A slow influx of new content is always appreciated, and obviously it helps if it’s free of charge. But when you’re being pulled in seventeen different directions by challenges, achievements, quests, characters, and your wallet – and you’ve only just finished the tutorial – then maybe it’s time to reconsider.


1: We have to create a lasting bond with the NPCs. We have to have them together all of the time.

I’ve yet to play a game that utilises this well. I love chatting to the characters that populate a given world, and I am a huge fan of the subplots that are often more entertaining than the main narrative.

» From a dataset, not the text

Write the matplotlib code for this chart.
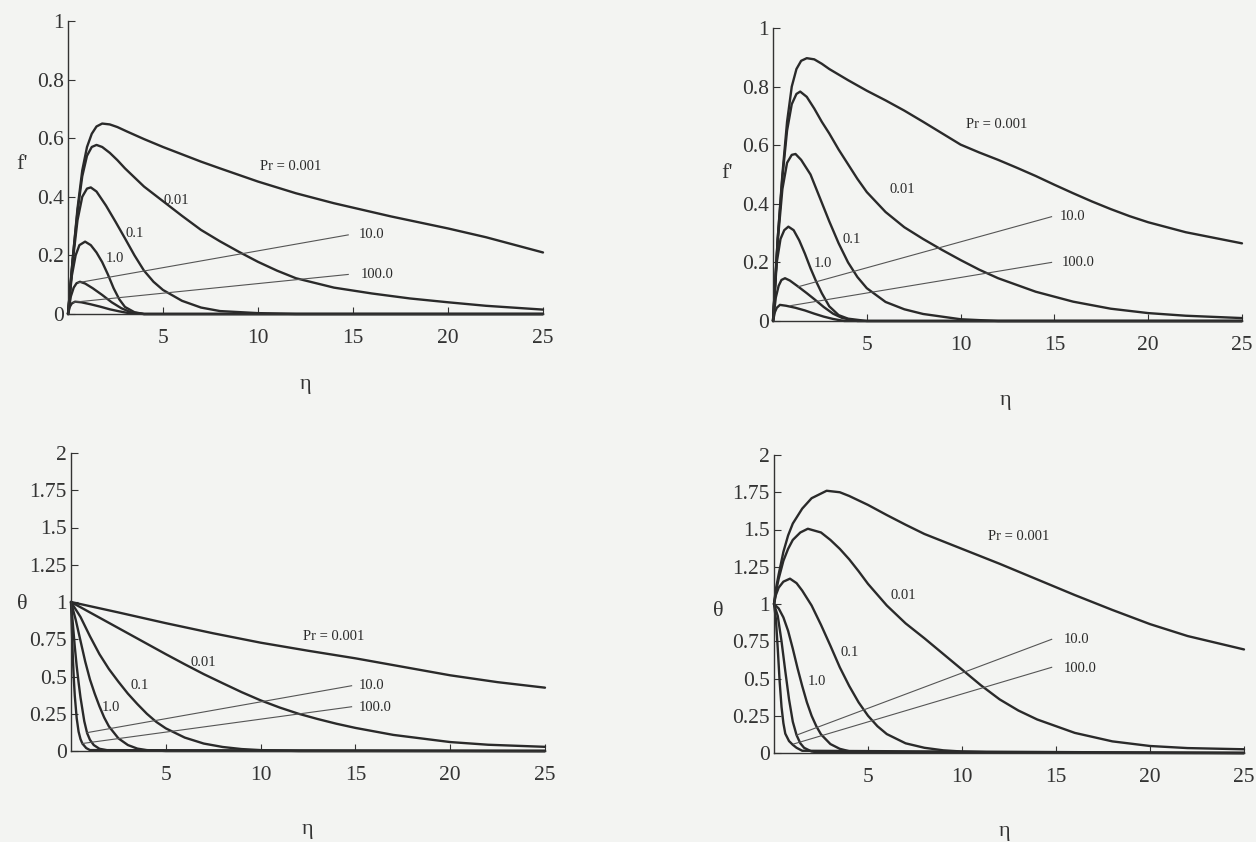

But nothing ruins the immersive experience more than watching the companion that you’re meant to follow get stuck on a felled tree; arguably, nothing dumps the player back in the real world like finishing the scripted conversation with an NPC mid-walk and then having nothing else to say for the remainder of the journey.

We’ve all been there. You rarely follow someone from town to town in the real world, and you certainly don’t ever feel the need to run ahead of them because they’re just so painfully slow (alright, maybe you do). Just scrap it, guys, it drives me insane.

There’s something to be said for being on your own.

So now you know what grinds our gears. Let this be a warning to all the developers and publishers whose misdeeds have been listed here: you are being watched, you beautiful, assumptive bastards, so behave yourselves. Or else we’ll have to write another strongly-worded list of grievances that may or may not ever see the light of day.